# INPUT FOR THIS TASK
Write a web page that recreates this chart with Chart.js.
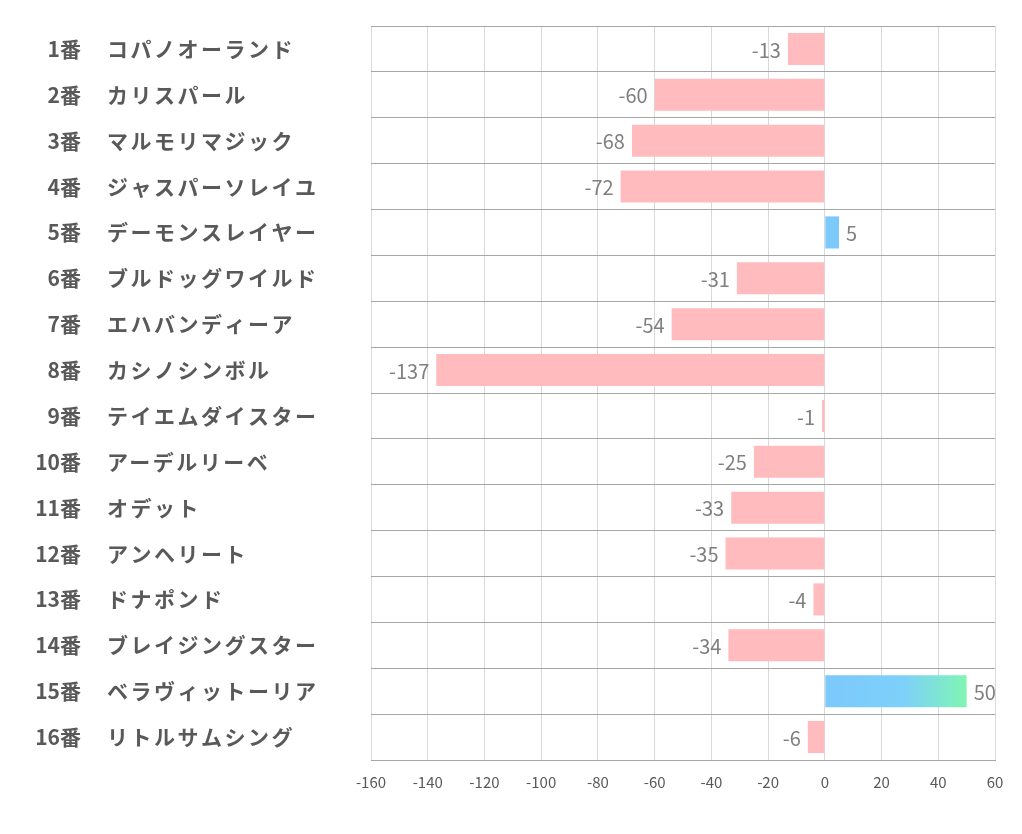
<!DOCTYPE html>
<html>
<head>
<meta charset="utf-8">
<script src="https://cdn.jsdelivr.net/npm/chart.js@4/dist/chart.umd.min.js"></script>
<style>
  html, body { margin: 0; padding: 0; background: #fff; }
  #wrap { width: 1022px; height: 834px; }
</style>
</head>
<body>
<div id="wrap"><canvas id="chart" width="1022" height="834"></canvas></div>
<script>
// Datos
const numeros = ['1番', '2番', '3番', '4番', '5番', '6番', '7番', '8番',
                 '9番', '10番', '11番', '12番', '13番', '14番', '15番', '16番'];
const nombres = ['コパノオーランド', 'カリスパール', 'マルモリマジック', 'ジャスパーソレイユ',
                 'デーモンスレイヤー', 'ブルドッグワイルド', 'エハバンディーア', 'カシノシンボル',
                 'テイエムダイスター', 'アーデルリーベ', 'オデット', 'アンヘリート',
                 'ドナポンド', 'ブレイジングスター', 'ベラヴィットーリア', 'リトルサムシング'];
const valores = [-13, -60, -68, -72, 5, -31, -54, -137, -1, -25, -33, -35, -4, -34, 50, -6];
const xMin = -160;
const xMax = 60;
const xPaso = 20;

const FUENTE = '"Noto Sans CJK JP", "Noto Sans", sans-serif';

// Color de cada barra (el 15番 lleva degradado)
function colorBarra(ctx) {
    const v = valores[ctx.dataIndex];
    if (v < 0) return '#ffbbbe';
    if (v >= 50) {
        const chart = ctx.chart;
        const x = chart.scales.x;
        if (!x) return '#7cc9fb';
        const g = chart.ctx.createLinearGradient(x.getPixelForValue(0), 0, x.getPixelForValue(v), 0);
        g.addColorStop(0, '#7cc9fb');
        g.addColorStop(0.55, '#7dd0fa');
        g.addColorStop(1, '#80f5b4');
        return g;
    }
    return '#7cc9fb';
}

// Etiquetas del eje izquierdo: número y nombre en dos columnas
const etiquetasPlugin = {
    id: 'etiquetas',
    afterDraw(chart) {
        const c = chart.ctx;
        const y = chart.scales.y;
        c.save();
        c.fillStyle = '#595959';
        c.font = 'bold 21px ' + FUENTE;
        c.textBaseline = 'middle';
        numeros.forEach((n, i) => {
            const py = y.getPixelForValue(i);
            c.letterSpacing = '0px';
            c.textAlign = 'right';
            c.fillText(n, 81, py);
            c.letterSpacing = '2.5px';
            c.textAlign = 'left';
            c.fillText(nombres[i], 107, py);
        });
        c.restore();
    }
};

// Valores junto a cada barra
const valoresPlugin = {
    id: 'valores',
    afterDatasetsDraw(chart) {
        const c = chart.ctx;
        const meta = chart.getDatasetMeta(0);
        c.save();
        c.fillStyle = '#7f7f7f';
        c.font = '20px ' + FUENTE;
        c.textBaseline = 'middle';
        meta.data.forEach((bar, i) => {
            const v = valores[i];
            if (v < 0) {
                c.textAlign = 'right';
                c.fillText(String(v), bar.x - 7, bar.y + 1);
            } else {
                c.textAlign = 'left';
                c.fillText(String(v), bar.x + 7, bar.y + 1);
            }
        });
        c.restore();
    }
};

new Chart(document.getElementById('chart'), {
    type: 'bar',
    data: {
        labels: numeros,
        datasets: [{
            data: valores,
            backgroundColor: colorBarra,
            borderWidth: 0,
            categoryPercentage: 1,
            barPercentage: 0.7
        }]
    },
    options: {
        indexAxis: 'y',
        responsive: false,
        animation: false,
        layout: { padding: { left: 371, right: 27, top: 26, bottom: 30 } },
        plugins: {
            legend: { display: false },
            tooltip: { enabled: false }
        },
        scales: {
            x: {
                min: xMin,
                max: xMax,
                ticks: {
                    stepSize: xPaso,
                    color: '#595959',
                    font: { family: FUENTE, size: 15 },
                    padding: 13
                },
                grid: { color: '#d9d9d9', drawTicks: false },
                border: { color: '#a6a6a6', width: 1 }
            },
            y: {
                ticks: { display: false },
                grid: { color: '#a6a6a6', drawTicks: false, offset: true },
                border: { display: false }
            }
        }
    },
    plugins: [etiquetasPlugin, valoresPlugin]
});
</script>
</body>
</html>
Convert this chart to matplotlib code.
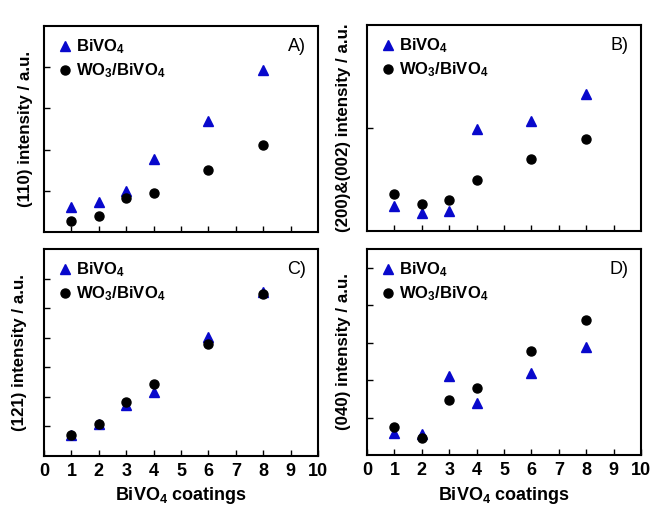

# YOUR OBJECTIVE
Retype the whole listing exactly and leave the pictures out.

# RESPONSE BELOW
Write a web page that recreates this chart with Chart.js.
<!DOCTYPE html>
<html>
<head>
<meta charset="utf-8">
<script src="https://cdn.jsdelivr.net/npm/chart.js@4/dist/chart.umd.min.js"></script>
<style>
  html, body { margin: 0; padding: 0; background: #fff; }
  #wrap { width: 1022px; height: 834px; }
</style>
</head>
<body>
<div id="wrap"><canvas id="chart" width="1022" height="834"></canvas></div>
<script>
// Datos
const numeros = ['1番', '2番', '3番', '4番', '5番', '6番', '7番', '8番',
                 '9番', '10番', '11番', '12番', '13番', '14番', '15番', '16番'];
const nombres = ['コパノオーランド', 'カリスパール', 'マルモリマジック', 'ジャスパーソレイユ',
                 'デーモンスレイヤー', 'ブルドッグワイルド', 'エハバンディーア', 'カシノシンボル',
                 'テイエムダイスター', 'アーデルリーベ', 'オデット', 'アンヘリート',
                 'ドナポンド', 'ブレイジングスター', 'ベラヴィットーリア', 'リトルサムシング'];
const valores = [-13, -60, -68, -72, 5, -31, -54, -137, -1, -25, -33, -35, -4, -34, 50, -6];
const xMin = -160;
const xMax = 60;
const xPaso = 20;

const FUENTE = '"Noto Sans CJK JP", "Noto Sans", sans-serif';

// Color de cada barra (el 15番 lleva degradado)
function colorBarra(ctx) {
    const v = valores[ctx.dataIndex];
    if (v < 0) return '#ffbbbe';
    if (v >= 50) {
        const chart = ctx.chart;
        const x = chart.scales.x;
        if (!x) return '#7cc9fb';
        const g = chart.ctx.createLinearGradient(x.getPixelForValue(0), 0, x.getPixelForValue(v), 0);
        g.addColorStop(0, '#7cc9fb');
        g.addColorStop(0.55, '#7dd0fa');
        g.addColorStop(1, '#80f5b4');
        return g;
    }
    return '#7cc9fb';
}

// Etiquetas del eje izquierdo: número y nombre en dos columnas
const etiquetasPlugin = {
    id: 'etiquetas',
    afterDraw(chart) {
        const c = chart.ctx;
        const y = chart.scales.y;
        c.save();
        c.fillStyle = '#595959';
        c.font = 'bold 21px ' + FUENTE;
        c.textBaseline = 'middle';
        numeros.forEach((n, i) => {
            const py = y.getPixelForValue(i);
            c.letterSpacing = '0px';
            c.textAlign = 'right';
            c.fillText(n, 81, py);
            c.letterSpacing = '2.5px';
            c.textAlign = 'left';
            c.fillText(nombres[i], 107, py);
        });
        c.restore();
    }
};

// Valores junto a cada barra
const valoresPlugin = {
    id: 'valores',
    afterDatasetsDraw(chart) {
        const c = chart.ctx;
        const meta = chart.getDatasetMeta(0);
        c.save();
        c.fillStyle = '#7f7f7f';
        c.font = '20px ' + FUENTE;
        c.textBaseline = 'middle';
        meta.data.forEach((bar, i) => {
            const v = valores[i];
            if (v < 0) {
                c.textAlign = 'right';
                c.fillText(String(v), bar.x - 7, bar.y + 1);
            } else {
                c.textAlign = 'left';
                c.fillText(String(v), bar.x + 7, bar.y + 1);
            }
        });
        c.restore();
    }
};

new Chart(document.getElementById('chart'), {
    type: 'bar',
    data: {
        labels: numeros,
        datasets: [{
            data: valores,
            backgroundColor: colorBarra,
            borderWidth: 0,
            categoryPercentage: 1,
            barPercentage: 0.7
        }]
    },
    options: {
        indexAxis: 'y',
        responsive: false,
        animation: false,
        layout: { padding: { left: 371, right: 27, top: 26, bottom: 30 } },
        plugins: {
            legend: { display: false },
            tooltip: { enabled: false }
        },
        scales: {
            x: {
                min: xMin,
                max: xMax,
                ticks: {
                    stepSize: xPaso,
                    color: '#595959',
                    font: { family: FUENTE, size: 15 },
                    padding: 13
                },
                grid: { color: '#d9d9d9', drawTicks: false },
                border: { color: '#a6a6a6', width: 1 }
            },
            y: {
                ticks: { display: false },
                grid: { color: '#a6a6a6', drawTicks: false, offset: true },
                border: { display: false }
            }
        }
    },
    plugins: [etiquetasPlugin, valoresPlugin]
});
</script>
</body>
</html>
Convert this chart to matplotlib code.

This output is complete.